▶ TASK BRIEF: Transcribe the lines below verbatim, skipping the images.

##### SUPPLIED MATERIAL #####

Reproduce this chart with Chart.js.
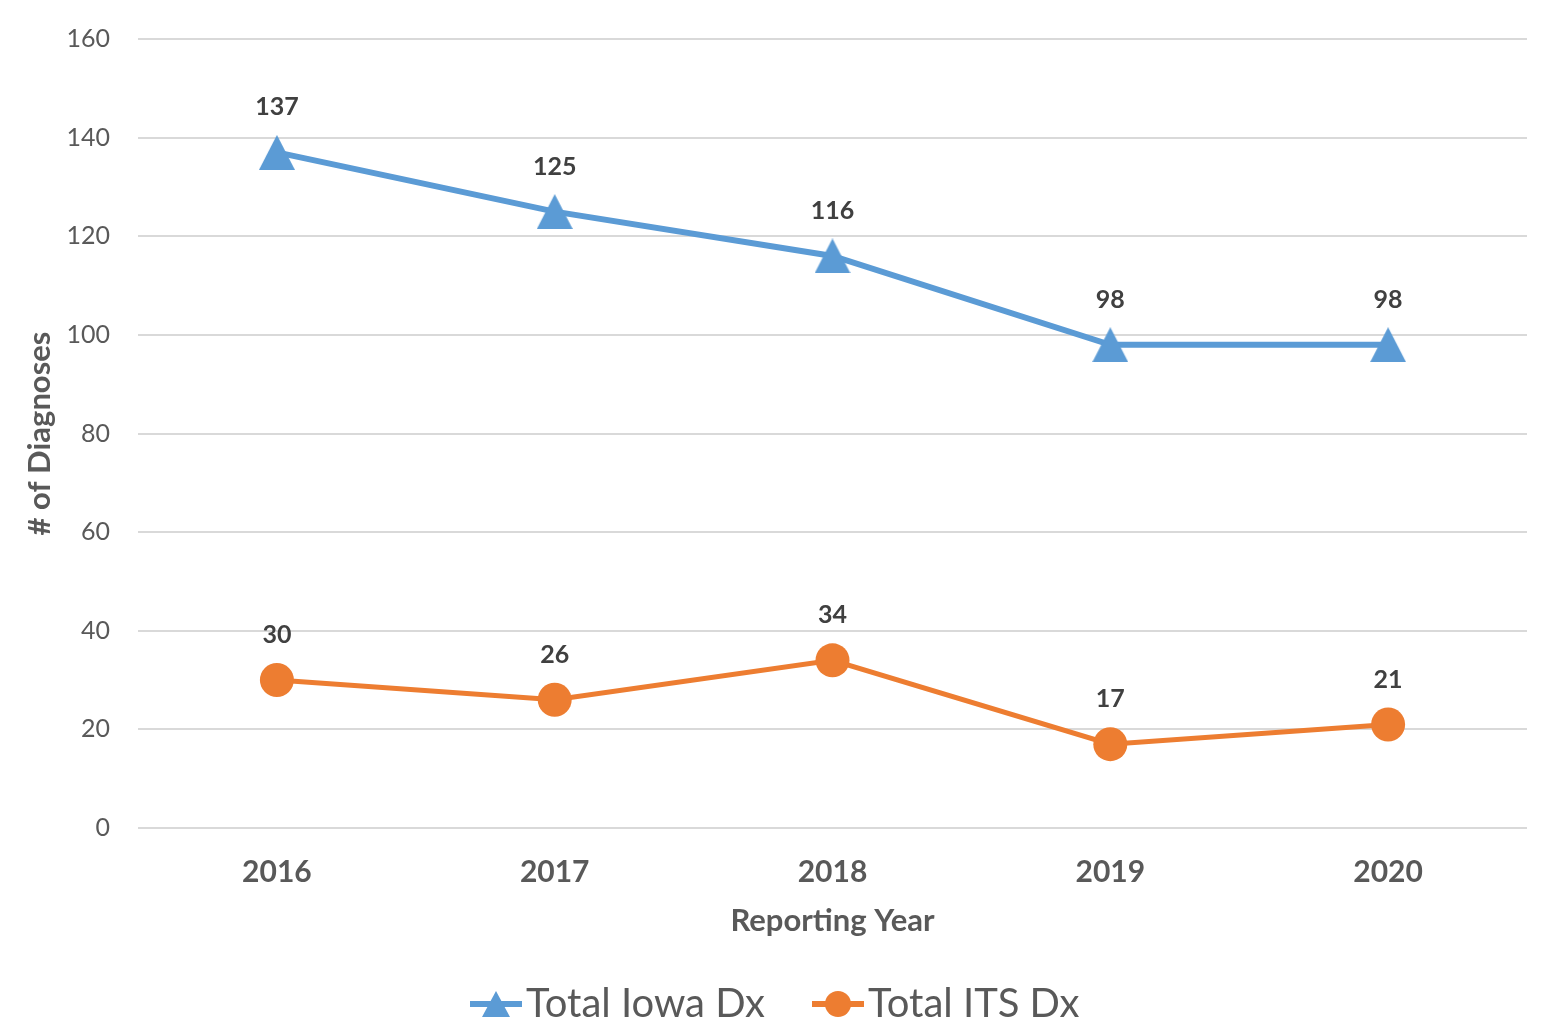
<!DOCTYPE html>
<html>
<head>
<meta charset="utf-8">
<script src="https://cdn.jsdelivr.net/npm/chart.js@4.4.0/dist/chart.umd.min.js"></script>
<style>
  html, body { margin: 0; padding: 0; background: #ffffff; overflow: hidden; }
  #wrap { width: 1547px; height: 1020px; position: relative; }
  canvas { display: block; }
</style>
</head>
<body>
<div id="wrap"><canvas id="c" width="1547" height="1020"></canvas></div>
<script>
const years = ['2016', '2017', '2018', '2019', '2020'];
const iowaDx = [137, 125, 116, 98, 98];
const itsDx = [30, 26, 34, 17, 21];
const yTicks = [0, 20, 40, 60, 80, 100, 120, 140, 160];
const seriesNames = ['Total Iowa Dx', 'Total ITS Dx'];

const BLUE = '#5B9BD5';
const ORANGE = '#ED7D31';
const FONT = 'Lato, "Open Sans", sans-serif';

function makeTriangle(w, h, color) {
  const cv = document.createElement('canvas');
  cv.width = w; cv.height = h;
  const g = cv.getContext('2d');
  g.fillStyle = color;
  g.beginPath();
  g.moveTo(w / 2, 0);
  g.lineTo(w, h);
  g.lineTo(0, h);
  g.closePath();
  g.fill();
  return cv;
}
const triImg = makeTriangle(36, 35, BLUE);

const dataLabels = {
  id: 'dataLabels',
  afterDatasetsDraw(chart) {
    const ctx = chart.ctx;
    ctx.save();
    ctx.font = 'bold 25px ' + FONT;
    ctx.fillStyle = '#404040';
    ctx.textAlign = 'center';
    ctx.textBaseline = 'middle';
    chart.data.datasets.forEach((ds, i) => {
      const meta = chart.getDatasetMeta(i);
      meta.data.forEach((pt, j) => {
        ctx.fillText(String(ds.data[j]), pt.x, pt.y - 45);
      });
    });
    ctx.restore();
  }
};

const customLegend = {
  id: 'customLegend',
  afterDraw(chart) {
    const ctx = chart.ctx;
    ctx.save();
    ctx.font = '40px ' + FONT;
    ctx.textBaseline = 'middle';
    ctx.textAlign = 'left';
    const y = 1004;
    const items = [
      { x: 470, color: BLUE, type: 'tri', text: seriesNames[0] },
      { x: 812, color: ORANGE, type: 'circle', text: seriesNames[1] }
    ];
    items.forEach(it => {
      ctx.strokeStyle = it.color;
      ctx.lineWidth = 6;
      ctx.beginPath();
      ctx.moveTo(it.x, y);
      ctx.lineTo(it.x + 52, y);
      ctx.stroke();
      ctx.fillStyle = it.color;
      const cx = it.x + 26;
      if (it.type === 'tri') {
        ctx.drawImage(makeTriangle(28, 26, it.color), cx - 14, y - 13);
      } else {
        ctx.beginPath();
        ctx.arc(cx, y, 13, 0, Math.PI * 2);
        ctx.fill();
      }
      ctx.fillStyle = '#595959';
      ctx.fillText(it.text, it.x + 56, y);
    });
    ctx.restore();
  }
};

function zeroPad(scale) {
  scale.paddingLeft = 0;
  scale.paddingRight = 0;
  scale.paddingTop = 0;
  scale.paddingBottom = 0;
}

new Chart(document.getElementById('c'), {
  type: 'line',
  data: {
    labels: years,
    datasets: [
      {
        label: seriesNames[0],
        data: iowaDx,
        borderColor: BLUE,
        backgroundColor: BLUE,
        borderWidth: 6,
        pointStyle: triImg,
        pointRadius: 18,
        pointHoverRadius: 18,
        tension: 0,
        fill: false
      },
      {
        label: seriesNames[1],
        data: itsDx,
        borderColor: ORANGE,
        backgroundColor: ORANGE,
        borderWidth: 5,
        pointStyle: 'circle',
        pointRadius: 17,
        pointHoverRadius: 17,
        pointBorderWidth: 0,
        tension: 0,
        fill: false
      }
    ]
  },
  options: {
    responsive: false,
    animation: false,
    devicePixelRatio: 1,
    layout: { autoPadding: false, padding: { top: 39, right: 20, left: 0, bottom: 62 } },
    plugins: {
      legend: { display: false },
      tooltip: { enabled: false },
      title: { display: false }
    },
    scales: {
      x: {
        offset: true,
        grid: { display: false, drawTicks: false },
        border: { display: false },
        ticks: {
          padding: 26,
          color: '#595959',
          font: { family: FONT, size: 30, weight: 'bold' }
        },
        title: {
          display: true,
          text: 'Reporting Year',
          color: '#595959',
          font: { family: FONT, size: 31, weight: 'bold' },
          padding: { top: 0, bottom: 18 }
        },
        afterFit(scale) {
          scale.height = 130;
          zeroPad(scale);
        }
      },
      y: {
        min: 0,
        max: 160,
        afterBuildTicks(scale) { scale.ticks = yTicks.map(v => ({ value: v })); },
        grid: { color: '#D9D9D9', lineWidth: 2, drawTicks: false },
        border: { display: false },
        ticks: {
          padding: 28,
          color: '#595959',
          font: { family: FONT, size: 25 }
        },
        title: {
          display: true,
          text: '# of Diagnoses',
          color: '#595959',
          font: { family: FONT, size: 31, weight: 'bold' },
          padding: { top: 21, bottom: 0 }
        },
        afterFit(scale) {
          scale.width = 138;
          zeroPad(scale);
        }
      }
    }
  },
  plugins: [dataLabels, customLegend]
});
</script>
</body>
</html>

#####

▶ COMPLETED EXERCISE:
Reproduce this chart with Chart.js.
<!DOCTYPE html>
<html>
<head>
<meta charset="utf-8">
<script src="https://cdn.jsdelivr.net/npm/chart.js@4.4.0/dist/chart.umd.min.js"></script>
<style>
  html, body { margin: 0; padding: 0; background: #ffffff; overflow: hidden; }
  #wrap { width: 1547px; height: 1020px; position: relative; }
  canvas { display: block; }
</style>
</head>
<body>
<div id="wrap"><canvas id="c" width="1547" height="1020"></canvas></div>
<script>
const years = ['2016', '2017', '2018', '2019', '2020'];
const iowaDx = [137, 125, 116, 98, 98];
const itsDx = [30, 26, 34, 17, 21];
const yTicks = [0, 20, 40, 60, 80, 100, 120, 140, 160];
const seriesNames = ['Total Iowa Dx', 'Total ITS Dx'];

const BLUE = '#5B9BD5';
const ORANGE = '#ED7D31';
const FONT = 'Lato, "Open Sans", sans-serif';

function makeTriangle(w, h, color) {
  const cv = document.createElement('canvas');
  cv.width = w; cv.height = h;
  const g = cv.getContext('2d');
  g.fillStyle = color;
  g.beginPath();
  g.moveTo(w / 2, 0);
  g.lineTo(w, h);
  g.lineTo(0, h);
  g.closePath();
  g.fill();
  return cv;
}
const triImg = makeTriangle(36, 35, BLUE);

const dataLabels = {
  id: 'dataLabels',
  afterDatasetsDraw(chart) {
    const ctx = chart.ctx;
    ctx.save();
    ctx.font = 'bold 25px ' + FONT;
    ctx.fillStyle = '#404040';
    ctx.textAlign = 'center';
    ctx.textBaseline = 'middle';
    chart.data.datasets.forEach((ds, i) => {
      const meta = chart.getDatasetMeta(i);
      meta.data.forEach((pt, j) => {
        ctx.fillText(String(ds.data[j]), pt.x, pt.y - 45);
      });
    });
    ctx.restore();
  }
};

const customLegend = {
  id: 'customLegend',
  afterDraw(chart) {
    const ctx = chart.ctx;
    ctx.save();
    ctx.font = '40px ' + FONT;
    ctx.textBaseline = 'middle';
    ctx.textAlign = 'left';
    const y = 1004;
    const items = [
      { x: 470, color: BLUE, type: 'tri', text: seriesNames[0] },
      { x: 812, color: ORANGE, type: 'circle', text: seriesNames[1] }
    ];
    items.forEach(it => {
      ctx.strokeStyle = it.color;
      ctx.lineWidth = 6;
      ctx.beginPath();
      ctx.moveTo(it.x, y);
      ctx.lineTo(it.x + 52, y);
      ctx.stroke();
      ctx.fillStyle = it.color;
      const cx = it.x + 26;
      if (it.type === 'tri') {
        ctx.drawImage(makeTriangle(28, 26, it.color), cx - 14, y - 13);
      } else {
        ctx.beginPath();
        ctx.arc(cx, y, 13, 0, Math.PI * 2);
        ctx.fill();
      }
      ctx.fillStyle = '#595959';
      ctx.fillText(it.text, it.x + 56, y);
    });
    ctx.restore();
  }
};

function zeroPad(scale) {
  scale.paddingLeft = 0;
  scale.paddingRight = 0;
  scale.paddingTop = 0;
  scale.paddingBottom = 0;
}

new Chart(document.getElementById('c'), {
  type: 'line',
  data: {
    labels: years,
    datasets: [
      {
        label: seriesNames[0],
        data: iowaDx,
        borderColor: BLUE,
        backgroundColor: BLUE,
        borderWidth: 6,
        pointStyle: triImg,
        pointRadius: 18,
        pointHoverRadius: 18,
        tension: 0,
        fill: false
      },
      {
        label: seriesNames[1],
        data: itsDx,
        borderColor: ORANGE,
        backgroundColor: ORANGE,
        borderWidth: 5,
        pointStyle: 'circle',
        pointRadius: 17,
        pointHoverRadius: 17,
        pointBorderWidth: 0,
        tension: 0,
        fill: false
      }
    ]
  },
  options: {
    responsive: false,
    animation: false,
    devicePixelRatio: 1,
    layout: { autoPadding: false, padding: { top: 39, right: 20, left: 0, bottom: 62 } },
    plugins: {
      legend: { display: false },
      tooltip: { enabled: false },
      title: { display: false }
    },
    scales: {
      x: {
        offset: true,
        grid: { display: false, drawTicks: false },
        border: { display: false },
        ticks: {
          padding: 26,
          color: '#595959',
          font: { family: FONT, size: 30, weight: 'bold' }
        },
        title: {
          display: true,
          text: 'Reporting Year',
          color: '#595959',
          font: { family: FONT, size: 31, weight: 'bold' },
          padding: { top: 0, bottom: 18 }
        },
        afterFit(scale) {
          scale.height = 130;
          zeroPad(scale);
        }
      },
      y: {
        min: 0,
        max: 160,
        afterBuildTicks(scale) { scale.ticks = yTicks.map(v => ({ value: v })); },
        grid: { color: '#D9D9D9', lineWidth: 2, drawTicks: false },
        border: { display: false },
        ticks: {
          padding: 28,
          color: '#595959',
          font: { family: FONT, size: 25 }
        },
        title: {
          display: true,
          text: '# of Diagnoses',
          color: '#595959',
          font: { family: FONT, size: 31, weight: 'bold' },
          padding: { top: 21, bottom: 0 }
        },
        afterFit(scale) {
          scale.width = 138;
          zeroPad(scale);
        }
      }
    }
  },
  plugins: [dataLabels, customLegend]
});
</script>
</body>
</html>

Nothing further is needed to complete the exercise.